+++ Dataset entries

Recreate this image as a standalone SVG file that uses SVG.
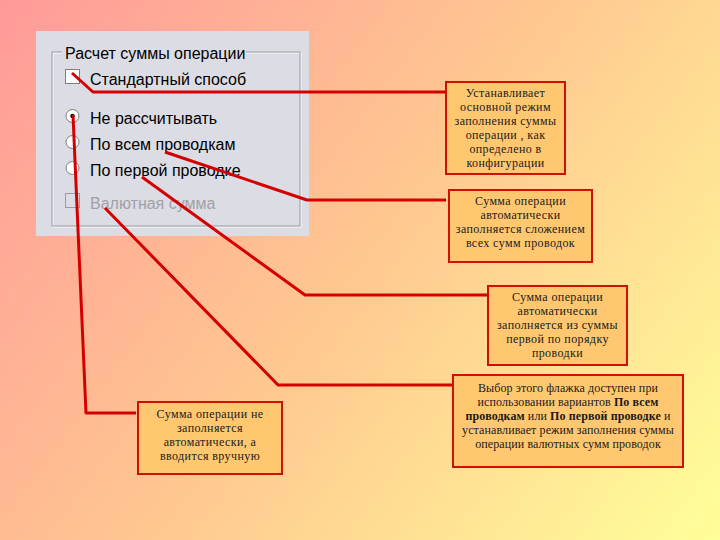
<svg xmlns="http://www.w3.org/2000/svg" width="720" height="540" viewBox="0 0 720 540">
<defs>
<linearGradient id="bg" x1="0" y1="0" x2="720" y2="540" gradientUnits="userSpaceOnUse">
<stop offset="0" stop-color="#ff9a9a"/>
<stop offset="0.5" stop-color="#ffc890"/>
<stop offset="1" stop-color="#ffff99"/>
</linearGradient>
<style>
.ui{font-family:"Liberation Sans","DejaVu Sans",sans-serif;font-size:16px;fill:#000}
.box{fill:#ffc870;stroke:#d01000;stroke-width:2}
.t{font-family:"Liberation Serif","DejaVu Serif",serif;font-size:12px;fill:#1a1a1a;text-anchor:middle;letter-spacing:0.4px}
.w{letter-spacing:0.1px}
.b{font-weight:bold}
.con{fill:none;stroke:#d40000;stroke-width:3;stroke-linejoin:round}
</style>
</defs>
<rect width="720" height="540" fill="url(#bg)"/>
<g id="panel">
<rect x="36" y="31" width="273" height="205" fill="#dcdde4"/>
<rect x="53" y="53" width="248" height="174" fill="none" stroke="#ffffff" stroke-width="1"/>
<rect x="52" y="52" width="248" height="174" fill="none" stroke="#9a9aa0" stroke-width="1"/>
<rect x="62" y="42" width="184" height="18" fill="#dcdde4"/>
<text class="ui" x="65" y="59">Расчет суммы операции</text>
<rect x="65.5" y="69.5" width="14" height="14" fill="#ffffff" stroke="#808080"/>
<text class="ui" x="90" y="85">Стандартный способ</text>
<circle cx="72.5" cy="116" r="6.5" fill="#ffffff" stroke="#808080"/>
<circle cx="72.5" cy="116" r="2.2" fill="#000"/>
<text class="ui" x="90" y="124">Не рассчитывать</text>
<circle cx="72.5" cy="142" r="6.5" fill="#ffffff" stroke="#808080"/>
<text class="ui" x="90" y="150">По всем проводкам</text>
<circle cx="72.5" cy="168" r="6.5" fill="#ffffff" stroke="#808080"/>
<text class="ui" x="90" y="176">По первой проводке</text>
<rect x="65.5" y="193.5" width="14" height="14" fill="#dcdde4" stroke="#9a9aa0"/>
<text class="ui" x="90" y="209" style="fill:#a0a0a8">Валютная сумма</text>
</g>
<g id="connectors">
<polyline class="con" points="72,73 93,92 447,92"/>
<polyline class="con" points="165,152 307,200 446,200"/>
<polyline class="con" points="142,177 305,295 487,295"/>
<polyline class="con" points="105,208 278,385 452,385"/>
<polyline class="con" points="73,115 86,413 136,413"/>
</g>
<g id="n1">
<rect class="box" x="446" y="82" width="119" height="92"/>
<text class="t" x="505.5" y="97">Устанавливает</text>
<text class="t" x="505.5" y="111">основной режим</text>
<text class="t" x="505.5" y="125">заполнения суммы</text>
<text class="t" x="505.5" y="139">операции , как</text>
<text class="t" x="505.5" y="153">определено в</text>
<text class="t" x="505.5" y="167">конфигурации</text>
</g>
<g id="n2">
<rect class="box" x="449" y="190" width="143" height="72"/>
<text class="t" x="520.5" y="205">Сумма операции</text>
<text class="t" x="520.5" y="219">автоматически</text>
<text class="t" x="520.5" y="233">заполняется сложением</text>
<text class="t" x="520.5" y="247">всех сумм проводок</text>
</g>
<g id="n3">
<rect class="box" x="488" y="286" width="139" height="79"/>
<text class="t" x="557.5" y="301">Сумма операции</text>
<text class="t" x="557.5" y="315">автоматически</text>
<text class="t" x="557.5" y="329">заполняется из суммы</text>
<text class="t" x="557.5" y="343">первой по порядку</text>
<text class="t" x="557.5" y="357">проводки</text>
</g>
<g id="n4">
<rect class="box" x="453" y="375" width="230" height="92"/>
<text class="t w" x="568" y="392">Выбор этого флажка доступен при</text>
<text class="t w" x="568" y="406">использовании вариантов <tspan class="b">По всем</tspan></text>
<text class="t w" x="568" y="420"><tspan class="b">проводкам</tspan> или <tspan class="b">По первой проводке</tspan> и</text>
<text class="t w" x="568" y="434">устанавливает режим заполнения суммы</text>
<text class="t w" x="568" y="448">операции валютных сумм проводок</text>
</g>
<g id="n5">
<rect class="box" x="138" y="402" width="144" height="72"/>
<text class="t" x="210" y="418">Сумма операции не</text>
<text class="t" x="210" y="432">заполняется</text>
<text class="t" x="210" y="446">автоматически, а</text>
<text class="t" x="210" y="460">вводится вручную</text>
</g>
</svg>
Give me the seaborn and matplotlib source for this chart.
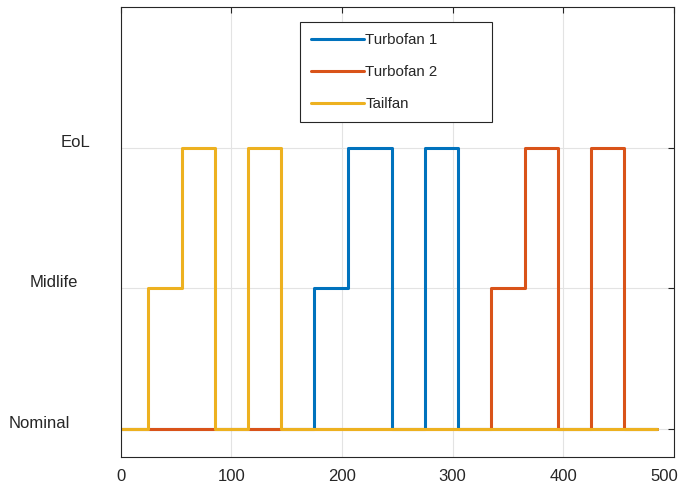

++++++

How many lines in these entries contain the string "this"? State the number and nothing more.

## [Solved exercise]
2